Well, part of the difficulty is how the separate worlds of the play join up. It has a complex structure.
The published script is 94 pages long, and it’s only on page 79 that an audience learn that Angie is in fact Marlene’s daughter. So Caryl deliberately challenges and teases the audience by withholding exposition until the last minute. In a more conventional play, you would expect that Angie’s relationship with Marlene would be revealed much earlier. This disclosure leads to the argument between Joyce and Marlene about politics which is concentrated in the last ten minutes of the play, but is in fact central to it.
What’s worth remembering about Top Girls is that although it was a Royal Court success when we first put it on, it played to about 55% of the Royal Court – which is perfectly respectable – but it didn’t by any means get unanimously rave reviews or sell out all tickets.
In your production diary for 1982, you describe Top Girls as the ‘best play I’ve ever directed’. Why was that?
I think its boldness in structure makes it a remarkable play. Of course, I was also struck by its political pertinence. It was, and still is, a very important political comment.
And for Caryl’s well-known determination to emerge fresh from the starting gate of every play she does. It’s quite extraordinary and has sustained her career.
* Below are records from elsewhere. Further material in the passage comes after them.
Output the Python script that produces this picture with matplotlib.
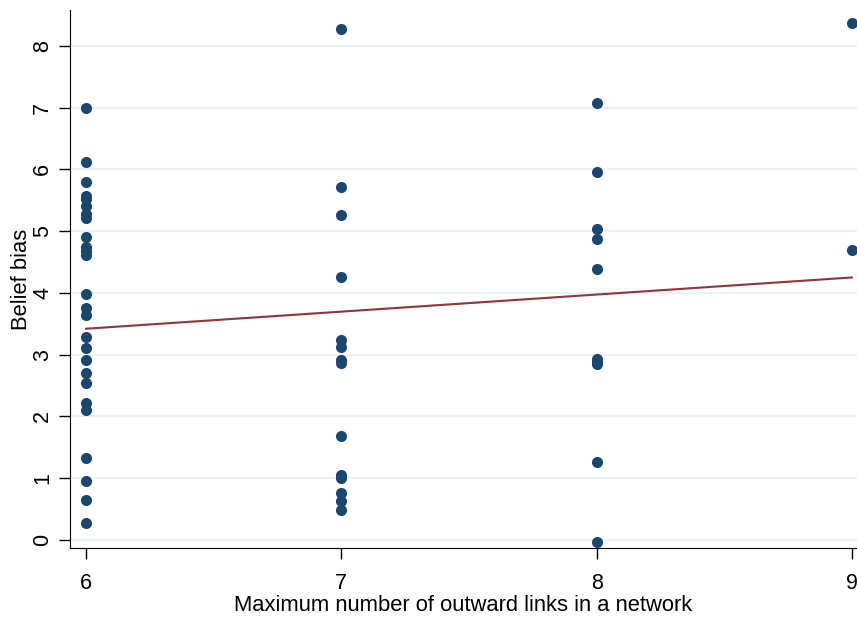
import matplotlib
matplotlib.use("Agg")
import matplotlib.pyplot as plt

plt.rcParams['font.family'] = ['Liberation Sans', 'DejaVu Sans']

# data
x6 = [6.99, 6.12, 5.80, 5.57, 5.52, 5.40, 5.28, 5.22, 4.90, 4.75, 4.68, 4.62,
      3.98, 3.76, 3.64, 3.28, 3.10, 2.92, 2.70, 2.54, 2.22, 2.10, 1.32, 0.95, 0.65, 0.28]
x7 = [8.28, 5.71, 5.26, 4.26, 3.24, 3.13, 2.92, 2.86, 1.69, 1.05, 1.00, 0.76, 0.63, 0.49]
x8 = [7.07, 5.96, 5.04, 4.87, 4.39, 2.93, 2.88, 2.85, 1.26, -0.03]
x9 = [8.37, 4.70]
groups = [6, 7, 8, 9]
values = [x6, x7, x8, x9]

fit_x = [6, 9]
fit_y = [3.42, 4.25]

fig = plt.figure(figsize=(8.57, 6.18), dpi=100)
ax = fig.add_axes([70 / 857, 1 - 548 / 618, 787 / 857, 538 / 618])

for g, vals in zip(groups, values):
    ax.plot([g] * len(vals), vals, 'o', color='#1a476f', markersize=8,
            markeredgewidth=0, zorder=3, clip_on=False)
ax.plot(fit_x, fit_y, color='#90353b', linewidth=1.5, zorder=2)

ax.set_xlim(5.937, 9.02)
ax.set_ylim(-0.13, 8.58)
ax.set_xticks(groups)
ax.set_yticks(range(0, 9))
ax.grid(axis='y', color='#eaf2f3', linewidth=1.5)
ax.set_axisbelow(True)
for s in ['top', 'right']:
    ax.spines[s].set_visible(False)
ax.tick_params(axis='both', length=8, width=1, labelsize=15.5)
ax.tick_params(axis='x', pad=10)
ax.tick_params(axis='y', pad=4)
for lbl in ax.get_yticklabels():
    lbl.set_rotation(90)
    lbl.set_va('center')
ax.set_xlabel('Maximum number of outward links in a network', fontsize=15.8, labelpad=1)
ax.set_ylabel('Belief bias', fontsize=15.8, labelpad=0)

fig.savefig('out.png', dpi=100)
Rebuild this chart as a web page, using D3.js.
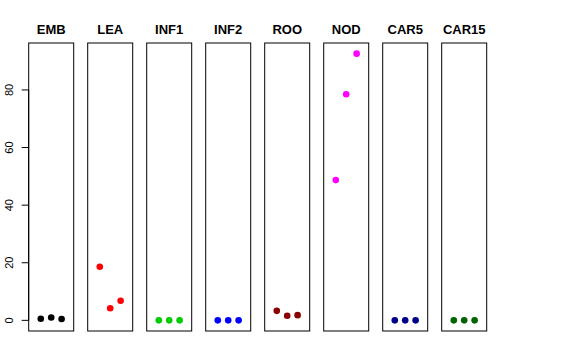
<!DOCTYPE html>
<html>
<head>
<meta charset="utf-8">
<script src="https://cdn.jsdelivr.net/npm/d3@7"></script>
<style>
  html, body { margin: 0; padding: 0; background: #fff; }
  svg { display: block; font-family: "Liberation Sans", Arial, sans-serif; }
</style>
</head>
<body>
<div id="chart"></div>
<script>
const width = 576;
const height = 360;

const tissues = ["EMB", "LEA", "INF1", "INF2", "ROO", "NOD", "CAR5", "CAR15"];
const colors = ["#000000", "#ff0000", "#00cd00", "#0000ff", "#8b0000", "#ff00ff", "#00008b", "#006400"];
const replicates = [1, 2, 3];
const values = [
  [0.55, 1.0, 0.45],
  [18.6, 4.2, 6.8],
  [0, 0, 0],
  [0, 0, 0],
  [3.3, 1.6, 1.8],
  [48.7, 78.5, 92.6],
  [0, 0, 0],
  [0, 0, 0],
];
const yTicks = [0, 20, 40, 60, 80];

const svg = d3
  .select("#chart")
  .append("svg")
  .attr("width", width)
  .attr("height", height)
  .attr("viewBox", `0 0 ${width} ${height}`);

const panel = d3
  .scaleBand()
  .domain(tissues)
  .range([28.7, 486.7])
  .paddingInner(14 / 59);

const y = d3.scaleLinear().domain([-3.7, 96.3]).range([331, 43]);

const x = d3.scaleLinear().domain([-0.16, 4.16]).range([0, panel.bandwidth()]);

// y axis on the first panel only
const axis = svg.append("g").attr("transform", `translate(${panel(tissues[0])},0)`);
axis
  .append("line")
  .attr("y1", y(0))
  .attr("y2", y(80))
  .attr("stroke", "#000");
axis
  .selectAll(".tick")
  .data(yTicks)
  .join("line")
  .attr("x1", -7)
  .attr("x2", 0)
  .attr("y1", (d) => y(d))
  .attr("y2", (d) => y(d))
  .attr("stroke", "#000");
axis
  .selectAll(".lab")
  .data(yTicks)
  .join("text")
  .attr("transform", (d) => `translate(-16,${y(d)}) rotate(-90)`)
  .attr("text-anchor", "middle")
  .attr("font-size", 11)
  .text((d) => d);

const panels = svg
  .selectAll(".panel")
  .data(tissues)
  .join("g")
  .attr("class", "panel")
  .attr("transform", (d) => `translate(${panel(d)},0)`);

panels
  .append("rect")
  .attr("x", 0)
  .attr("y", y(96.3))
  .attr("width", panel.bandwidth())
  .attr("height", y(-3.7) - y(96.3))
  .attr("fill", "none")
  .attr("stroke", "#000");

panels
  .append("text")
  .attr("x", panel.bandwidth() / 2)
  .attr("y", 34)
  .attr("text-anchor", "middle")
  .attr("font-weight", "bold")
  .attr("font-size", 13)
  .text((d) => d);

panels
  .selectAll("circle")
  .data((d, i) => values[i].map((v, j) => ({ rep: replicates[j], v, c: colors[i] })))
  .join("circle")
  .attr("cx", (d) => x(d.rep))
  .attr("cy", (d) => y(d.v))
  .attr("r", 3.3)
  .attr("fill", (d) => d.c);
</script>
</body>
</html>
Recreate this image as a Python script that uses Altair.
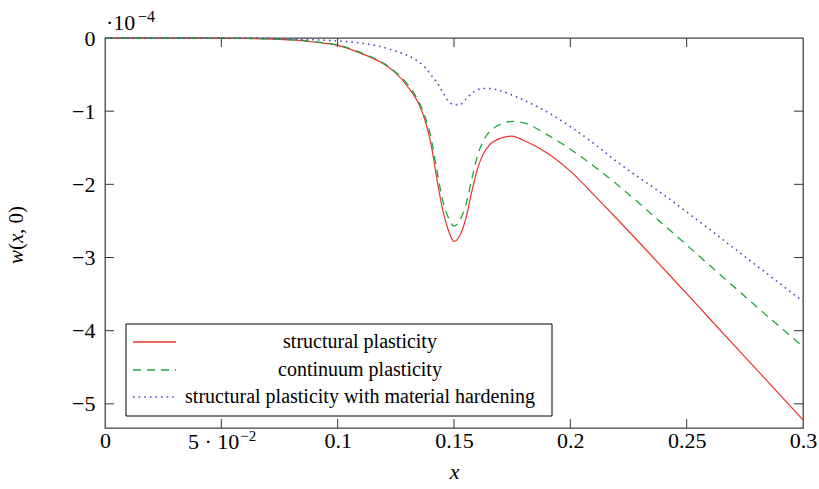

In England and throughout my working career, which now extends to 45 years, the theatre has been the forum in which political and social debate is held. I think that’s a great privilege and a great source of energy to all of us working in the theatre.
Can you give us a flavour of what it was like to work as Artistic Director at the Royal Court in the 1980s?
Bill Gaskill, who I worked with on Joint Stock and who was my predecessor at the Royal Court, said to me early on, ‘Your first job is to ensure the survival of the theatre, Max’. That seems ridiculous now, when the Royal Court is once more being restored to the kind of third jewel in the Arts Council of England’s crown after the National [Theatre] and the RSC [Royal Shakespeare Company]. But we fought in that decade to preserve the life of the theatre. It was a decade when we were under siege, all right.
As well as being committed to commissioning new writing, what has defined your vision
as a director?
I’ve never, neither at the Royal Court nor here [at Out of Joint], followed a particular political platform, but I think the plays I’ve chosen to do have what could be called a political sensibility. They poke into the corners of English life; lift up the stones and see the animals that scuttle underneath. They’re a response to English society.
Recently, for example, we did a play called This May Hurt A Bit by Stella Feehily which was about the encroaching privatisation of the National Health Service. So having a political sophistication, sensibility and outlook has been very important both for the plays I did at the Royal Court and I’ve carried that over, I hope, to Out of Joint.